Not long ago the idea of the Journal Sentinel leaving a headquarters built almost a century ago would have been unthinkable. It is a dispiriting and symbolic development, particularly for those who can recall when the paper and its predecessors were “must read” documents in the morning (and afternoon).

When I entered the UW-Madison Journalism School in the mid-60s the daily Milwaukee Journal had a circulation of about 375,000. At the time of the 1995 merger with the Sentinel the daily circulation of the new paper was about 325,000. A year ago (February 2018) it was a meager 82,000 — a 71 per cent decline from the merger’s debut edition.

The precipitous decline mirrors a national trend. According to the authoritative Pew Research Center:

U.S. newspaper circulation reached its lowest level since 1940, the first year with available data. Total daily circulation (print and digital combined) was an estimated 28.6 million for weekday and 30.8 million for Sunday in 2018. Those numbers were down eight percent and nine percent, respectively, from the previous year, according to the Center’s analysis of Alliance for Audited Media data.
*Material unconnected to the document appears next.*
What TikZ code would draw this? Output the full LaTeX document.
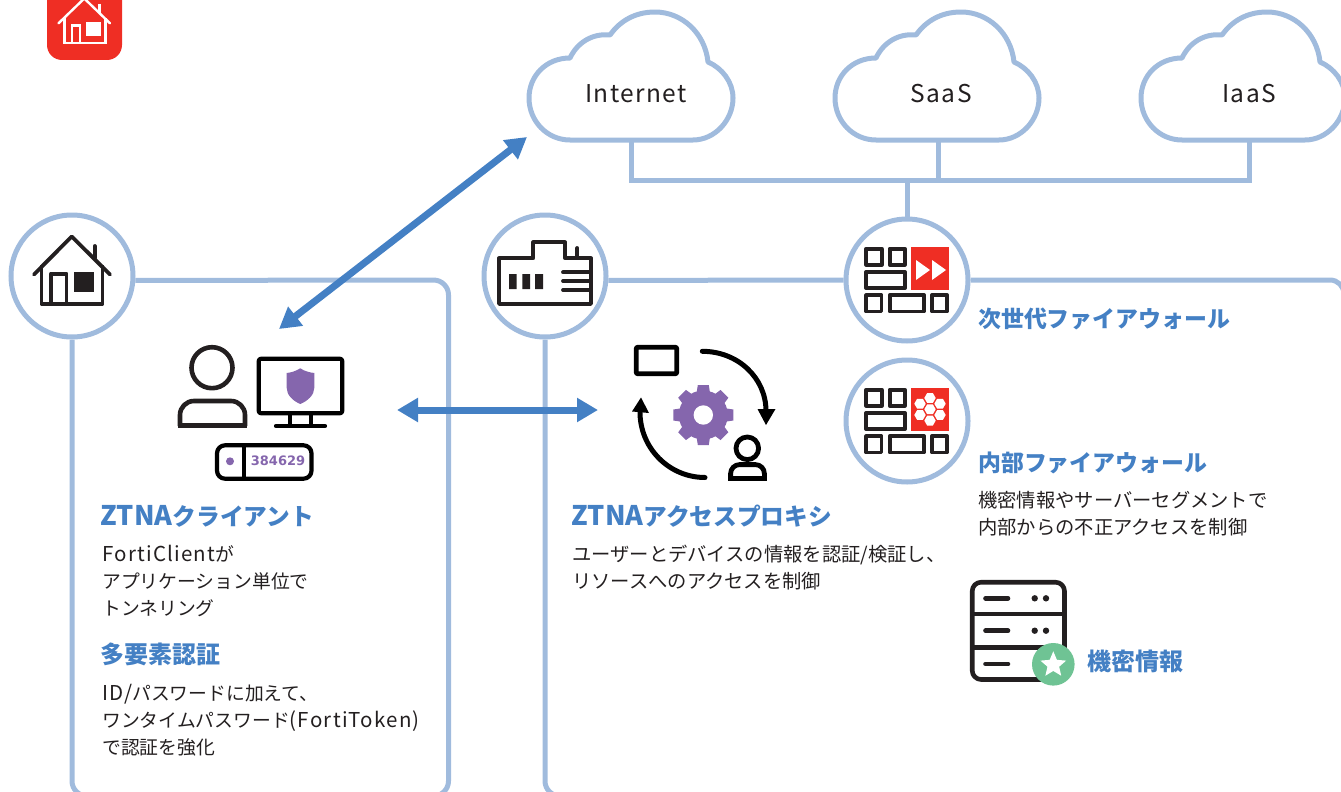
\documentclass[tikz,border=0pt]{standalone}
\usepackage{fontspec}
\setmainfont{Noto Sans CJK JP}
\newfontfamily\cloudfont[LetterSpace=6]{Noto Sans CJK JP}
\newfontfamily\latfont[LetterSpace=6]{Noto Sans CJK JP}
\newfontfamily\tokenfont{DejaVu Sans}
\usetikzlibrary{arrows.meta,shapes.geometric}
\definecolor{wirec}{HTML}{A0BBDD}
\definecolor{bluec}{HTML}{4480C4}
\definecolor{redc}{HTML}{EF2E24}
\definecolor{inkc}{HTML}{231F20}
\definecolor{purplec}{HTML}{8566AD}
\definecolor{greenc}{HTML}{6FC394}
\tikzset{
  wire/.style={draw=wirec,line width=5pt,line join=round},
  hub/.style={circle,draw=wirec,fill=white,line width=5pt,minimum size=122pt,inner sep=0pt},
  link/.style={draw=bluec,line width=7pt,{Triangle[length=21pt,width=23pt]}-{Triangle[length=21pt,width=23pt]}},
  ink/.style={draw=inkc,line width=3.8pt,line join=round},
  inkk/.style={draw=black,line width=4.8pt,line join=round},
  head/.style={anchor=west,inner sep=0pt,text=bluec,font=\fontsize{22.9}{23}\selectfont\bfseries},
  headz/.style={head,font=\fontsize{23.7}{24}\selectfont\bfseries},
  headk/.style={head,font=\fontsize{24}{24}\selectfont\bfseries},
  body/.style={anchor=west,inner sep=0pt,text=inkc,align=left,font=\fontsize{18.8}{27}\selectfont},
  bodyr/.style={body,font=\fontsize{19.3}{27}\selectfont},
  cloudtext/.style={inner sep=0pt,text=inkc,font=\fontsize{24.5}{24}\selectfont\cloudfont},
}
\newcommand{\lat}[1]{{\fontsize{20.5}{27}\selectfont\latfont #1}}
\newcommand{\ztna}{{\fontsize{27}{27}\selectfont ZTNA}}
\newcommand{\cloudshape}[1]{%
  \draw[wire,fill=white,xshift=#1pt] (570,140) -- (693,140)
    .. controls (715,140) and (733,120) .. (733,98)
    .. controls (733,82) and (722,68) .. (708,62)
    .. controls (705,33) and (682,12) .. (655,12)
    .. controls (635,12) and (620,21) .. (610,35)
    .. controls (592,33) and (577,43) .. (570,58)
    .. controls (546,58) and (529,76) .. (529,98)
    .. controls (529,121) and (547,140) .. (570,140) -- cycle;}
\newcommand{\fwgrid}{%
  \draw[ink] (866.2,248.6) rectangle (881.6,264.8)
    (889.6,248.6) rectangle (904.8,264.8)
    (866.2,271.9) rectangle (904.8,288.1)
    (866.2,295.2) rectangle (881.4,311.4)
    (889.6,295.2) rectangle (924.1,311.4)
    (931.9,295.2) rectangle (947.1,311.4);
  \fill[redc] (910.7,246.7) rectangle (949,290);}
\newcommand{\hexcell}[2]{\fill[white,shift={(#1,#2)}] (0:5.7) -- (60:5.7) -- (120:5.7) -- (180:5.7) -- (240:5.7) -- (300:5.7) -- cycle;}
\begin{document}
\begin{tikzpicture}[x=1pt,y=-1pt]
\useasboundingbox (0,0) rectangle (1341,792);
\clip (0,0) rectangle (1341,792);
% badge
\fill[redc,rounded corners=15pt] (47,-30) rectangle (122,60);
\draw[white,line width=2.4pt,line join=round,line cap=round] (58.5,23.3) -- (84.3,-1.5) -- (110,23.3);
\draw[white,line width=2.4pt] (64.5,18) -- (64.5,43.3) -- (105.5,43.3) -- (105.5,18)
  (72,43.3) -- (72,25.5) -- (80,25.5) -- (80,43.3) (99.3,4) -- (99.3,13);
\fill[white] (86,21.7) rectangle (100.7,36);
% clouds
\cloudshape{0}\cloudshape{306}\cloudshape{612}
\node[cloudtext] (internet) at (636,94) {Internet};
\node[cloudtext] (saas) at (941,94) {SaaS};
\node[cloudtext] (iaas) at (1249,94) {IaaS};
\coordinate (inetb) at (631,140);
\coordinate (saasb) at (938,140);
\coordinate (iaasb) at (1249,140);
\coordinate (busl) at (631,180);
\coordinate (busm) at (938,180);
\coordinate (busr) at (1249,180);
\coordinate (busj) at (907,180);
\draw[wire,line join=miter] (inetb) -- (busl) -- (busr) -- (iaasb);
\draw[wire] (saasb) -- (busm);
% hubs
\node[hub] (home) at (72,276) {};
\node[hub] (office) at (545,276) {};
\node[hub] (fwa) at (907,280) {};
\node[hub] (fwb) at (907,421) {};
\draw[wire] (busj) -- (fwa.north);
% frames
\coordinate (a1) at (448.5,280); \coordinate (a2) at (448.5,796); \coordinate (a3) at (72,796);
\draw[wire,rounded corners=15pt] (home.-4) -- (a1) -- (a2) -- (a3) -- (home.south);
\coordinate (b4) at (545,796); \coordinate (b5) at (620,796);
\coordinate (c1) at (1344,280); \coordinate (c2) at (1344,310);
\draw[wire] (office.-4) -- (fwa.180);
\draw[wire,rounded corners=14pt] (fwa.east) -- (c1) -- (c2);
\draw[wire,rounded corners=15pt] (office.south) -- (b4) -- (b5);
% home icon
\draw[ink,line cap=round] (34,274.5) -- (71.7,236.5) -- (110,274.5);
\draw[ink] (41.5,265) -- (41.5,304) -- (102.5,304) -- (102.5,265)
  (51,304) -- (51,273.6) -- (66.5,273.6) -- (66.5,304);
\draw[ink,line cap=round] (94.7,246) -- (94.7,258);
\fill[inkc] (74,272) rectangle (94,292);
% office icon
\draw[ink] (499,258.3) -- (533.3,258.3) -- (533.3,242.3) -- (565,242.3) -- (565,258.3) -- (591,258.3) -- (591,304) -- (499,304) -- cycle;
\draw[ink,line cap=round] (577.3,248) -- (577.3,258);
\fill[inkc] (509,274) rectangle (516.7,289) (522.3,274) rectangle (530,289) (535,274) rectangle (543,289);
\draw[ink,line cap=round] (563,272.3) -- (591,272.3) (563,281) -- (591,281) (563,290) -- (591,290);
% firewall icons
\fwgrid
\fill[white] (916,260) -- (930,270) -- (916,280) -- cycle (932,260) -- (946,270) -- (932,280) -- cycle;
\begin{scope}[yshift=-141pt]
\fwgrid
\end{scope}
\hexcell{930}{398}\hexcell{930}{409.3}\hexcell{930}{420.6}
\hexcell{920}{403.7}\hexcell{940}{403.7}\hexcell{920}{415}\hexcell{940}{415}
% client icons
\draw[inkk,line width=4.6pt,draw=inkc] (212,367.7) circle (20.5);
\draw[inkk,line width=4.6pt,draw=inkc,rounded corners=14pt] (180,426) -- (180,401) -- (245,401) -- (245,426);
\draw[inkk,line width=4.6pt,draw=inkc] (178,425.3) -- (247,425.3);
\draw[inkk,line width=4.2pt,rounded corners=2pt] (258.8,358.8) rectangle (342.2,413.2);
\draw[inkk,line width=4.2pt] (290,415) -- (290,426) (311,415) -- (311,426);
\draw[inkk,line width=4.2pt,line cap=round] (276,426) -- (325,426);
\fill[purplec] (300.3,368.3) .. controls (295,371.5) and (291,372.5) .. (286.7,373) -- (286.7,388)
  .. controls (286.7,395) and (293,401) .. (300.3,404)
  .. controls (307.6,401) and (314.3,395) .. (314.3,388) -- (314.3,373)
  .. controls (310,372.5) and (305,371.5) .. (300.3,368.3) -- cycle;
\draw[inkk,line width=4.2pt,rounded corners=8pt] (217,445.3) rectangle (311.5,478.7);
\draw[inkk,line width=4.2pt] (243.7,445.3) -- (243.7,478.7);
\fill[purplec] (230,461.3) circle (4);
\node[inner sep=0pt,text=purplec,font=\fontsize{13}{13}\selectfont\tokenfont\bfseries] (token) at (278,461) {384629};
% proxy icons
\coordinate (gc) at (703.3,415);
\draw[inkk,rounded corners=1pt] (636.3,347.3) rectangle (676.7,373.7);
\draw[draw=black,line width=5pt,line cap=round] (702.3,351.3) .. controls (738,351.3) and (766,378) .. (766,411);
\fill[black] (757.5,409) -- (775.5,409) -- (766,425) -- cycle;
\draw[draw=black,line width=5pt,line cap=round] (705,477.5) .. controls (669,477.5) and (639.5,448) .. (640,411);
\fill[black] (632,411.5) -- (641,397.5) -- (649,413) -- cycle;
\foreach \a in {0,45,...,315}
  \fill[purplec,shift={(gc)},rotate=\a] (-7,-20) -- (-5.5,-30) -- (5.5,-30) -- (7,-20) -- cycle;
\fill[purplec] (gc) circle (24.5);
\fill[white] (gc) circle (9.7);
\draw[inkk] (747.3,448.3) circle (11.3);
\draw[inkk,rounded corners=9pt] (730.6,479) -- (730.6,464.6) -- (764.4,464.6) -- (764.4,479);
\draw[inkk] (728.3,478.4) -- (766.7,478.4);
% server
\draw[inkk,draw=inkc,line width=4.6pt,rounded corners=9pt] (972.2,582.2) rectangle (1064.5,679.5);
\draw[inkk,draw=inkc,line width=4.6pt] (972,614) -- (1064,614) (972,647.3) -- (1064,647.3);
\draw[inkk,draw=inkc,line width=4.6pt,line cap=round] (985.5,598.3) -- (1008,598.3) (985.5,630.7) -- (1008,630.7) (985.5,664) -- (1008,664);
\fill[inkc] (1034.7,598.3) circle (3.2) (1046,598.3) circle (3.2) (1034.7,630.7) circle (3.2) (1046,630.7) circle (3.2);
\fill[greenc] (1053.3,664.3) circle (21.3);
\node[star,star points=5,star point ratio=2.2,fill=white,minimum size=27pt,inner sep=0pt] (starmark) at (1053.3,664.8) {};
% arrows
\coordinate (d1) at (527,137); \coordinate (d2) at (279,329);
\coordinate (h1) at (397,410); \coordinate (h2) at (598,410);
\draw[link] (d1) -- (d2);
\draw[link] (h1) -- (h2);
% text
\node[headz] (t1) at (100,516.5) {\ztna クライアント};
\node[body] (t2) at (102,581) {\lat{FortiClient}が\\アプリケーション単位で\\トンネリング};
\node[headk] (t3) at (100,654.5) {多要素認証};
\node[body] (t4) at (102,720) {\lat{ID/}パスワードに加えて、\\ワンタイムパスワード\lat{(FortiToken)}\\で認証を強化};
\node[headz] (t5) at (571,516.5) {\ztna アクセスプロキシ};
\node[bodyr] (t6) at (572,567.5) {ユーザーとデバイスの情報を認証/検証し、\\リソースへのアクセスを制御};
\node[head] (t7) at (978,318.5) {次世代ファイアウォール};
\node[head] (t8) at (978,462.5) {内部ファイアウォール};
\node[bodyr] (t9) at (978,514) {機密情報やサーバーセグメントで\\内部からの不正アクセスを制御};
\node[headk] (t10) at (1087,661.5) {機密情報};
\end{tikzpicture}
\end{document}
Both figures are now below their lowest recorded levels, though weekday circulation first passed this threshold in 2013.

Specific Pew research on the Milwaukee market is sobering for newspaper adherents. A minuscule 13 percent of adults report they “prefer to get their local news” from print media. The numbers are even worse when considering responses to an open-ended question of where adults “most often” get their news. Only ten percent cited the Journal Sentinel. By comparison, more than four times as many cited the local affiliates of Fox, NBC, and ABC.

The implications of this seismic development, locally and nationally, are wide-ranging. TV news and social media can’t hold a candle to the potential of an economically solid newspaper staff when it comes to comprehensive news coverage and investigative reporting.  

My own preoccupation involves how the decline of the Journal Sentinel (and other papers) will affect public policy. What do local officials, legislators, and their staffs now rely most on for information? Do “special interests” now call more of the shots?  

What hasn’t changed is the enormous impact our elected officials can have.  They decide who does and doesn’t have educational choice. They decide whether the transportation system is maintained and strengthened. They set criminal justice policy.

Among the myriad groups and associations that seek to influence these issues, all must now have elaborate websites and communication strategies that move their messages to the top of Google searches. This in turn shines a light on the undisputed left-leaning bias of Google, Facebook, Twitter and their ilk.

Yesterday’s story is hard to find on the Journal Sentinel website today. That in no way diminishes the significance. The symbolic nature of vacating the paper’s headquarters for a nondescript private office building is a bummer.